▸ **The exercise**: Repeat verbatim, and only, the lines of the data below, beginning at the line that contains "Reproduce this chart with Apache ECharts." and stopping after the line that contains "const energyLabels = [8, 10];".

-----

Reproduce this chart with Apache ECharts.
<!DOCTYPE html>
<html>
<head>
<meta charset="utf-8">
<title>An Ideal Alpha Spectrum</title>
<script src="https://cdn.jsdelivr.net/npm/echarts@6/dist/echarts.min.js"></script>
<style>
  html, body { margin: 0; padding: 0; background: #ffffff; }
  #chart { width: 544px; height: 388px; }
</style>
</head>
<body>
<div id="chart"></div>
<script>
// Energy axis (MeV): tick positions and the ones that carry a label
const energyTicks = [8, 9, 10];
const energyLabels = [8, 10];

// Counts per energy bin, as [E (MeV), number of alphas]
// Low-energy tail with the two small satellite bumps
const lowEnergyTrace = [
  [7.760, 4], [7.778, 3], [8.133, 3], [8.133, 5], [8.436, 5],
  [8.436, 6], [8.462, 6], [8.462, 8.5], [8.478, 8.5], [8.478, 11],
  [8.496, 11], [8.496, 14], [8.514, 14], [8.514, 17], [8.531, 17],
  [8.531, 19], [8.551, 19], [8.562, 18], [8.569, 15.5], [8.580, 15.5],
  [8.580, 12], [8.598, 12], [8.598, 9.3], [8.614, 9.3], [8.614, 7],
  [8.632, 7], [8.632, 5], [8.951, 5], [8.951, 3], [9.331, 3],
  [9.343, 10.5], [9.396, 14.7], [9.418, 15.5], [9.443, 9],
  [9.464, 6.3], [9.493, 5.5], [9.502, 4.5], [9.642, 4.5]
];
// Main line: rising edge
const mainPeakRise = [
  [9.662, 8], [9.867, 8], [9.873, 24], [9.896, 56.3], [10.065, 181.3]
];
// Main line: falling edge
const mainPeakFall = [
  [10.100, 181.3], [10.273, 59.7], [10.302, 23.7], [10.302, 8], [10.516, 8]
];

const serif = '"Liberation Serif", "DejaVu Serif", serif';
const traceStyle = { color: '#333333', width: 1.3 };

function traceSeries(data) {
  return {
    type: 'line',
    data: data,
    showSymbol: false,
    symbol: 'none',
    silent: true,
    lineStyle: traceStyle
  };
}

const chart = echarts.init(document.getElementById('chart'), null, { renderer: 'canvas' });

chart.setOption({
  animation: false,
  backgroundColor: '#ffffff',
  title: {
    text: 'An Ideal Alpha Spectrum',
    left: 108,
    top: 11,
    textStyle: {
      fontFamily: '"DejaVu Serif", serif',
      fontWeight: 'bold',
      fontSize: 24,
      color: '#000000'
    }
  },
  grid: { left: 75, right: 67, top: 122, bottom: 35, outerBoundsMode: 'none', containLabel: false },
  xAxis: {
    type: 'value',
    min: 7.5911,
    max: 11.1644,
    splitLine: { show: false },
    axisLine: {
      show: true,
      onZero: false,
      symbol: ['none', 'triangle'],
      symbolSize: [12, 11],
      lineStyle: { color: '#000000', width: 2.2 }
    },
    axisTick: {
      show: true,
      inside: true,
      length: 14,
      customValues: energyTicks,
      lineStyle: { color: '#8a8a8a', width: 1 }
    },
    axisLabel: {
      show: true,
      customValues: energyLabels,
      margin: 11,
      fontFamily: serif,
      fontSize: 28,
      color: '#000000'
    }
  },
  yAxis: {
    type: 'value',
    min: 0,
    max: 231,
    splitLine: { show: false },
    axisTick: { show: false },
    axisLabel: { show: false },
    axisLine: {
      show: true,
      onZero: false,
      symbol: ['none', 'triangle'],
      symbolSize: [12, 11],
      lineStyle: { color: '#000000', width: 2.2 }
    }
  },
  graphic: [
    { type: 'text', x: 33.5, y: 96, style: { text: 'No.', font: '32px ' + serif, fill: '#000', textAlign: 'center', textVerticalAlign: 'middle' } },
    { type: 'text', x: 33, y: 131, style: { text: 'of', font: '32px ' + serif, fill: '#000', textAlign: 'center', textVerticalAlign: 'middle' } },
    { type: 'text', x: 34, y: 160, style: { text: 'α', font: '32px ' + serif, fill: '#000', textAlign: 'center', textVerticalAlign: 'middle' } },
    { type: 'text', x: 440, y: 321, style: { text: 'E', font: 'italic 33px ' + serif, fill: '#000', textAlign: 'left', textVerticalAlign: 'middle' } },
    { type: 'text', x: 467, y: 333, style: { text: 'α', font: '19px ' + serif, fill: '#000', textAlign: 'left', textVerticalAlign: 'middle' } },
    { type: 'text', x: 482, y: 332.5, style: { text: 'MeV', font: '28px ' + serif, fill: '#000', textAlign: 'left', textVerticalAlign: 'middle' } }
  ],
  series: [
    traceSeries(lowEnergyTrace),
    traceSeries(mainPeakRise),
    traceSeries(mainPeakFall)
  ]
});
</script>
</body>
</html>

-----

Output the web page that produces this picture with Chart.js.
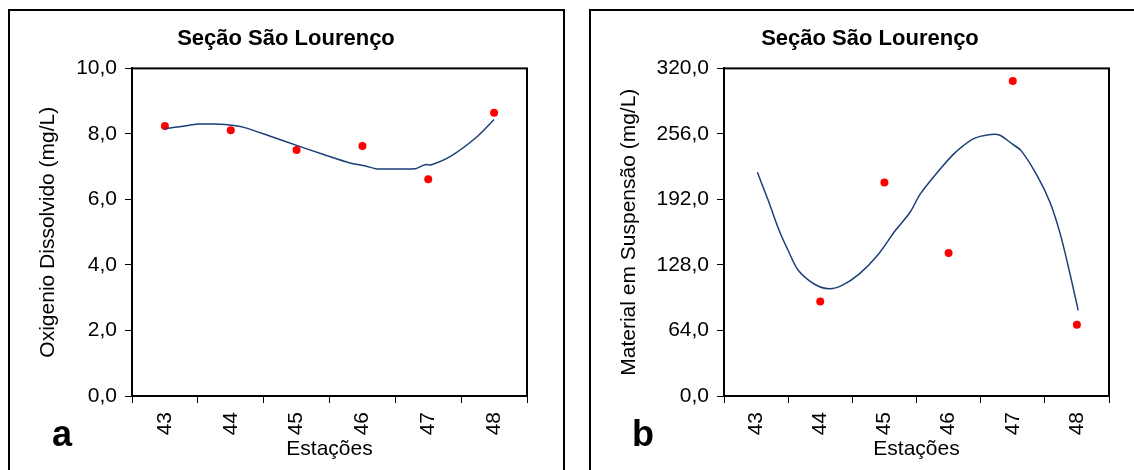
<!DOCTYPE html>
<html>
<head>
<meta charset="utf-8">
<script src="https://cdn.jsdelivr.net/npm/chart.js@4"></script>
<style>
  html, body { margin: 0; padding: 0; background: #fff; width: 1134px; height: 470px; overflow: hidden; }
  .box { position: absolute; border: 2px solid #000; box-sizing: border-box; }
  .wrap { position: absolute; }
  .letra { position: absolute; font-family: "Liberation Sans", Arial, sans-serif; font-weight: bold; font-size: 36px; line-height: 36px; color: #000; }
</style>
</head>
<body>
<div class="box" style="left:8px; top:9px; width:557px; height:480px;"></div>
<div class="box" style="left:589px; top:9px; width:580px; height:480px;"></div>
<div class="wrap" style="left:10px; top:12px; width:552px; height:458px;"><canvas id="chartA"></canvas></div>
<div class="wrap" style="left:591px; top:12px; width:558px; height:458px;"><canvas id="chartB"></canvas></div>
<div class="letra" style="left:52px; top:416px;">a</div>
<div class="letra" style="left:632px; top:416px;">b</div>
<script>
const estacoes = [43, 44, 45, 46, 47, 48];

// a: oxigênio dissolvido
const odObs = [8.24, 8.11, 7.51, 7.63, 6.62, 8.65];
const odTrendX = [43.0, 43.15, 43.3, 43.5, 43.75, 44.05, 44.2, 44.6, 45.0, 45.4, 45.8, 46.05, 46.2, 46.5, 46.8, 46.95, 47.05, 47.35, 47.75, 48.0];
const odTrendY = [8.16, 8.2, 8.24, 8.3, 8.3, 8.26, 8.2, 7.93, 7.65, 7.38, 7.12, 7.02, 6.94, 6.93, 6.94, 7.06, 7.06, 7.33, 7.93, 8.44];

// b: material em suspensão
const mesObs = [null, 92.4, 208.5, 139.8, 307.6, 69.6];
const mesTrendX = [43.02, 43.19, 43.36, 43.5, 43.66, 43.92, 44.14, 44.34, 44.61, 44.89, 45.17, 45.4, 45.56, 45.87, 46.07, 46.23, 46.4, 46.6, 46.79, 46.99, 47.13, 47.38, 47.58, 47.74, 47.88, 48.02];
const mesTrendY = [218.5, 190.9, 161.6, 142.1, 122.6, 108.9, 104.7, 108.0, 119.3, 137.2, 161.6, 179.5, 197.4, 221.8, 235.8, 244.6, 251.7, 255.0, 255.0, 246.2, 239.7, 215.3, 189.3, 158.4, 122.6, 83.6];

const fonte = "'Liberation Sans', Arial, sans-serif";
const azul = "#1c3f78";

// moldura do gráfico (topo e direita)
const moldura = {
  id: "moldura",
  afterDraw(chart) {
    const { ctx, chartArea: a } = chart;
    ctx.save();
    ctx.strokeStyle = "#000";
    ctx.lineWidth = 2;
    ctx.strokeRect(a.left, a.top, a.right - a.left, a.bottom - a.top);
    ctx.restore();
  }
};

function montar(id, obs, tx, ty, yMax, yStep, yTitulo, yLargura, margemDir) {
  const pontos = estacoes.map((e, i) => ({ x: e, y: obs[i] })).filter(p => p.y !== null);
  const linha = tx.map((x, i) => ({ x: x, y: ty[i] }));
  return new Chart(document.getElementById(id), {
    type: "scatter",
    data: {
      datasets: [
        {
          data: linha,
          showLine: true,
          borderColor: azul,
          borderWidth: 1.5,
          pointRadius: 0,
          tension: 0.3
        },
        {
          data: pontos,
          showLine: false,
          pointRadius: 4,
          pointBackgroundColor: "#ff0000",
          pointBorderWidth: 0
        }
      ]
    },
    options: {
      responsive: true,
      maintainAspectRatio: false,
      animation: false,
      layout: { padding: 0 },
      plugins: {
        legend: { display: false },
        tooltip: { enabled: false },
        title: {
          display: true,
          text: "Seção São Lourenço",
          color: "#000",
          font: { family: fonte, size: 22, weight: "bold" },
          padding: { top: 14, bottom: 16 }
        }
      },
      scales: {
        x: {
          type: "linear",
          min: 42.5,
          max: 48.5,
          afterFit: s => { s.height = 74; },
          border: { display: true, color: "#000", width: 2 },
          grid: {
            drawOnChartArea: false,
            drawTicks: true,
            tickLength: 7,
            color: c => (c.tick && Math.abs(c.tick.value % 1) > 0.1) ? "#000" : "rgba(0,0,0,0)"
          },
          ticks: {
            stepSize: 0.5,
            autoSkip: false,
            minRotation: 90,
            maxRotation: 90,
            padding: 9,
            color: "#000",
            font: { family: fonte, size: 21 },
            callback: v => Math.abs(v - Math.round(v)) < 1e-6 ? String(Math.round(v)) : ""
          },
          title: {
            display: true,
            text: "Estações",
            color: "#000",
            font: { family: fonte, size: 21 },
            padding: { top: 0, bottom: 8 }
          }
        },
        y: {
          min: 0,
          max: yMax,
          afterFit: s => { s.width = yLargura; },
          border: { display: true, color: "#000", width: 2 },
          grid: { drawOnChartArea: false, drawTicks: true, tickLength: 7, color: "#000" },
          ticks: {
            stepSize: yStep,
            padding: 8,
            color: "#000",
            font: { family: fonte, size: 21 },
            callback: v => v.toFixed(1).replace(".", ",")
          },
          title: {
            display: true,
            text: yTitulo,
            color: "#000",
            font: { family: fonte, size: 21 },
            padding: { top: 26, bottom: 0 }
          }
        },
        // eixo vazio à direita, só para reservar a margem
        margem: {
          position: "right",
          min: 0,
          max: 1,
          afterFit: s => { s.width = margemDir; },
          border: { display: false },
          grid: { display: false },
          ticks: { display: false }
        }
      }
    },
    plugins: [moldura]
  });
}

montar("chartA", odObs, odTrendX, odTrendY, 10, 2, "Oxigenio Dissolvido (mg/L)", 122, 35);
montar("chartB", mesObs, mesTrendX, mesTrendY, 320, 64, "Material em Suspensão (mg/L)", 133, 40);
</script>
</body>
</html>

-----

▸ **Reply**:
Reproduce this chart with Apache ECharts.
<!DOCTYPE html>
<html>
<head>
<meta charset="utf-8">
<title>An Ideal Alpha Spectrum</title>
<script src="https://cdn.jsdelivr.net/npm/echarts@6/dist/echarts.min.js"></script>
<style>
  html, body { margin: 0; padding: 0; background: #ffffff; }
  #chart { width: 544px; height: 388px; }
</style>
</head>
<body>
<div id="chart"></div>
<script>
// Energy axis (MeV): tick positions and the ones that carry a label
const energyTicks = [8, 9, 10];
const energyLabels = [8, 10];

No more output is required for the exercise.